─── Data rows ───

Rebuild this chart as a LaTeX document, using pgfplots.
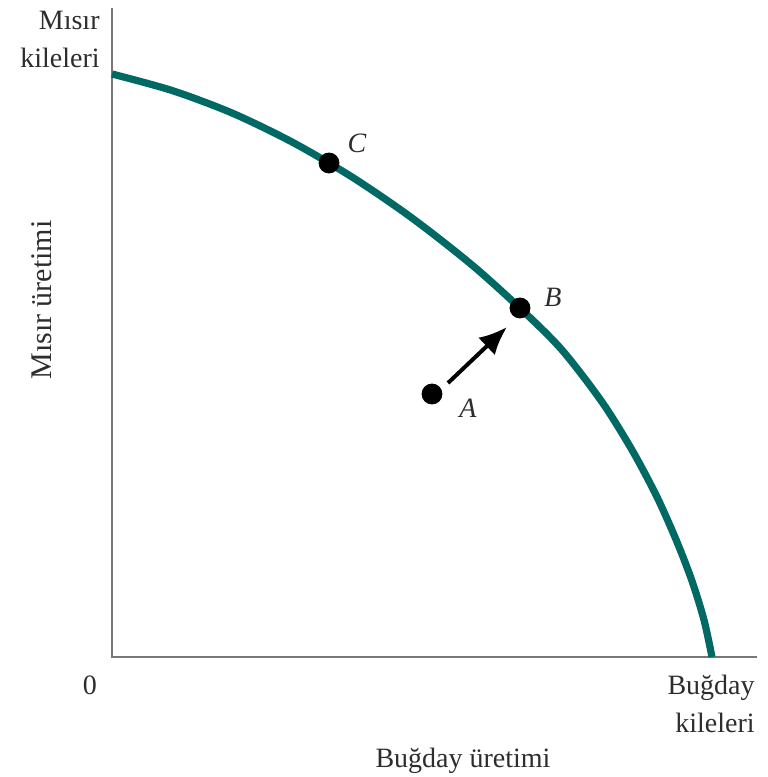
\documentclass[border=0pt]{standalone}
\usepackage{pgfplots}
\pgfplotsset{compat=1.18}
\usepackage{fontspec}
\setmainfont{Liberation Serif}
\usetikzlibrary{arrows.meta}
\definecolor{ppf}{RGB}{0,105,100}
\definecolor{axgray}{RGB}{120,120,120}
\definecolor{txt}{RGB}{45,45,45}
\begin{document}
\begin{tikzpicture}
\begin{axis}[
  x=0.5pt, y=0.5pt,
  xmin=-112, xmax=655, ymin=-120, ymax=657,
  hide axis, clip=false,
  scale only axis,
]
\path (axis cs:-112,-120) rectangle (axis cs:655,657);
% axes
\addplot[axgray, line width=1.1pt] coordinates {(0,649) (0,0) (645,0)};
% production possibility frontier
\addplot[ppf, line width=3.6pt, smooth, tension=0.5] coordinates {
(0,583) (60,566.5) (120,544) (180,515) (240,480) (300,439) (360,392)
(410,347) (450,307) (490,255) (520,207) (545,160) (565,115) (580,76)
(592,37) (600,0)};
% arrow A -> B
\addplot[black, line width=2pt, -{Latex[length=14pt,width=12pt]}] coordinates {(336,274) (395,330)};
% points
\addplot[only marks, mark=*, mark size=5pt, black] coordinates {(217,494) (408,349) (320,263)};
% point labels
\node[txt, font=\fontsize{14}{16}\selectfont\itshape] at (axis cs:245,514) {C};
\node[txt, font=\fontsize{14}{16}\selectfont\itshape] at (axis cs:441,360) {B};
\node[txt, font=\fontsize{14}{16}\selectfont\itshape] at (axis cs:356,249) {A};
% axis texts
\node[txt, font=\fontsize{14}{16}\selectfont, anchor=base east, inner sep=0pt] at (axis cs:-12,627) {Mısır};
\node[txt, font=\fontsize{14}{16}\selectfont, anchor=base east, inner sep=0pt] at (axis cs:-12,589) {kileleri};
\node[txt, font=\fontsize{14}{16}\selectfont, anchor=base east, inner sep=0pt] at (axis cs:643,-38) {Buğday};
\node[txt, font=\fontsize{14}{16}\selectfont, anchor=base east, inner sep=0pt] at (axis cs:643,-75) {kileleri};
\node[txt, font=\fontsize{14}{16}\selectfont, anchor=base, inner sep=0pt] at (axis cs:-22,-38) {0};
\node[txt, font=\fontsize{14}{16}\selectfont, anchor=base, inner sep=0pt] at (axis cs:351,-110) {Buğday üretimi};
\node[txt, font=\fontsize{15}{17}\selectfont, rotate=90, inner sep=0pt] at (axis cs:-70,357) {Mısır üretimi};
\end{axis}
\end{tikzpicture}
\end{document}
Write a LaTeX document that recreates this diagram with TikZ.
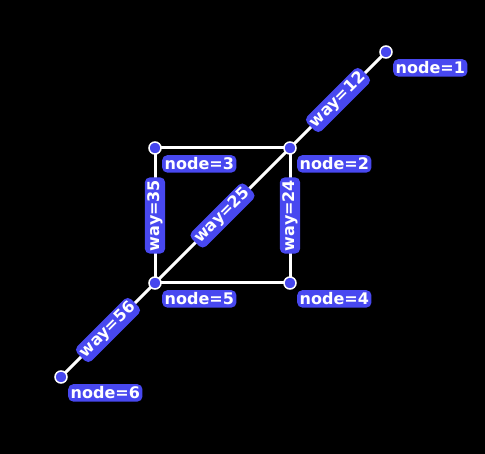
\documentclass[tikz,border=0pt]{standalone}
\usepackage{fontspec}
\setmainfont{DejaVu Sans}
\definecolor{dotblue}{RGB}{70,70,238}
\definecolor{boxblue}{RGB}{72,72,240}
\begin{document}
\begin{tikzpicture}[x=1pt,y=-1pt,
  vtx/.style={circle,fill=dotblue,draw=white,line width=1.5pt,minimum size=12pt,inner sep=0pt},
  lbl/.style={fill=boxblue,text=white,rounded corners=5pt,inner sep=2.5pt,font=\fontsize{16}{18}\selectfont\bfseries,anchor=north west},
  elbl/.style={fill=boxblue,text=white,rounded corners=5pt,inner sep=2.5pt,font=\fontsize{16}{18}\selectfont\bfseries,midway,sloped},
  edge/.style={draw=white,line width=3pt}]
\fill[black] (0,0) rectangle (485,454);
\useasboundingbox (0,0) rectangle (485,454);
\coordinate (p1) at (386,52);
\coordinate (p2) at (290,148);
\coordinate (p3) at (155,148);
\coordinate (p4) at (290,283);
\coordinate (p5) at (155,283);
\coordinate (p6) at (61,377);
\draw[edge] (p3) -- (p2);
\draw[edge] (p5) -- (p4);
\draw[edge] (p2) -- (p1) node[elbl] {way=12};
\draw[edge] (p5) -- (p2) node[elbl] {way=25};
\draw[edge] (p5) -- (p3) node[elbl] {way=35};
\draw[edge] (p4) -- (p2) node[elbl] {way=24};
\draw[edge] (p6) -- (p5) node[elbl] {way=56};
\foreach \i in {1,...,6} {
  \node[vtx] (n\i) at (p\i) {};
  \node[lbl] (l\i) at ([xshift=7pt,yshift=-7pt]p\i) {node=\i};
}
\end{tikzpicture}
\end{document}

───

● Short exercise:
Word for word, quote the full listing, omitting every picture.

● Exercise result:
Rebuild this chart as a LaTeX document, using pgfplots.
\documentclass[border=0pt]{standalone}
\usepackage{pgfplots}
\pgfplotsset{compat=1.18}
\usepackage{fontspec}
\setmainfont{Liberation Serif}
\usetikzlibrary{arrows.meta}
\definecolor{ppf}{RGB}{0,105,100}
\definecolor{axgray}{RGB}{120,120,120}
\definecolor{txt}{RGB}{45,45,45}
\begin{document}
\begin{tikzpicture}
\begin{axis}[
  x=0.5pt, y=0.5pt,
  xmin=-112, xmax=655, ymin=-120, ymax=657,
  hide axis, clip=false,
  scale only axis,
]
\path (axis cs:-112,-120) rectangle (axis cs:655,657);
% axes
\addplot[axgray, line width=1.1pt] coordinates {(0,649) (0,0) (645,0)};
% production possibility frontier
\addplot[ppf, line width=3.6pt, smooth, tension=0.5] coordinates {
(0,583) (60,566.5) (120,544) (180,515) (240,480) (300,439) (360,392)
(410,347) (450,307) (490,255) (520,207) (545,160) (565,115) (580,76)
(592,37) (600,0)};
% arrow A -> B
\addplot[black, line width=2pt, -{Latex[length=14pt,width=12pt]}] coordinates {(336,274) (395,330)};
% points
\addplot[only marks, mark=*, mark size=5pt, black] coordinates {(217,494) (408,349) (320,263)};
% point labels
\node[txt, font=\fontsize{14}{16}\selectfont\itshape] at (axis cs:245,514) {C};
\node[txt, font=\fontsize{14}{16}\selectfont\itshape] at (axis cs:441,360) {B};
\node[txt, font=\fontsize{14}{16}\selectfont\itshape] at (axis cs:356,249) {A};
% axis texts
\node[txt, font=\fontsize{14}{16}\selectfont, anchor=base east, inner sep=0pt] at (axis cs:-12,627) {Mısır};
\node[txt, font=\fontsize{14}{16}\selectfont, anchor=base east, inner sep=0pt] at (axis cs:-12,589) {kileleri};
\node[txt, font=\fontsize{14}{16}\selectfont, anchor=base east, inner sep=0pt] at (axis cs:643,-38) {Buğday};
\node[txt, font=\fontsize{14}{16}\selectfont, anchor=base east, inner sep=0pt] at (axis cs:643,-75) {kileleri};
\node[txt, font=\fontsize{14}{16}\selectfont, anchor=base, inner sep=0pt] at (axis cs:-22,-38) {0};
\node[txt, font=\fontsize{14}{16}\selectfont, anchor=base, inner sep=0pt] at (axis cs:351,-110) {Buğday üretimi};
\node[txt, font=\fontsize{15}{17}\selectfont, rotate=90, inner sep=0pt] at (axis cs:-70,357) {Mısır üretimi};
\end{axis}
\end{tikzpicture}
\end{document}
Write a LaTeX document that recreates this diagram with TikZ.
\documentclass[tikz,border=0pt]{standalone}
\usepackage{fontspec}
\setmainfont{DejaVu Sans}
\definecolor{dotblue}{RGB}{70,70,238}
\definecolor{boxblue}{RGB}{72,72,240}
\begin{document}
\begin{tikzpicture}[x=1pt,y=-1pt,
  vtx/.style={circle,fill=dotblue,draw=white,line width=1.5pt,minimum size=12pt,inner sep=0pt},
  lbl/.style={fill=boxblue,text=white,rounded corners=5pt,inner sep=2.5pt,font=\fontsize{16}{18}\selectfont\bfseries,anchor=north west},
  elbl/.style={fill=boxblue,text=white,rounded corners=5pt,inner sep=2.5pt,font=\fontsize{16}{18}\selectfont\bfseries,midway,sloped},
  edge/.style={draw=white,line width=3pt}]
\fill[black] (0,0) rectangle (485,454);
\useasboundingbox (0,0) rectangle (485,454);
\coordinate (p1) at (386,52);
\coordinate (p2) at (290,148);
\coordinate (p3) at (155,148);
\coordinate (p4) at (290,283);
\coordinate (p5) at (155,283);
\coordinate (p6) at (61,377);
\draw[edge] (p3) -- (p2);
\draw[edge] (p5) -- (p4);
\draw[edge] (p2) -- (p1) node[elbl] {way=12};
\draw[edge] (p5) -- (p2) node[elbl] {way=25};
\draw[edge] (p5) -- (p3) node[elbl] {way=35};
\draw[edge] (p4) -- (p2) node[elbl] {way=24};
\draw[edge] (p6) -- (p5) node[elbl] {way=56};
\foreach \i in {1,...,6} {
  \node[vtx] (n\i) at (p\i) {};
  \node[lbl] (l\i) at ([xshift=7pt,yshift=-7pt]p\i) {node=\i};
}
\end{tikzpicture}
\end{document}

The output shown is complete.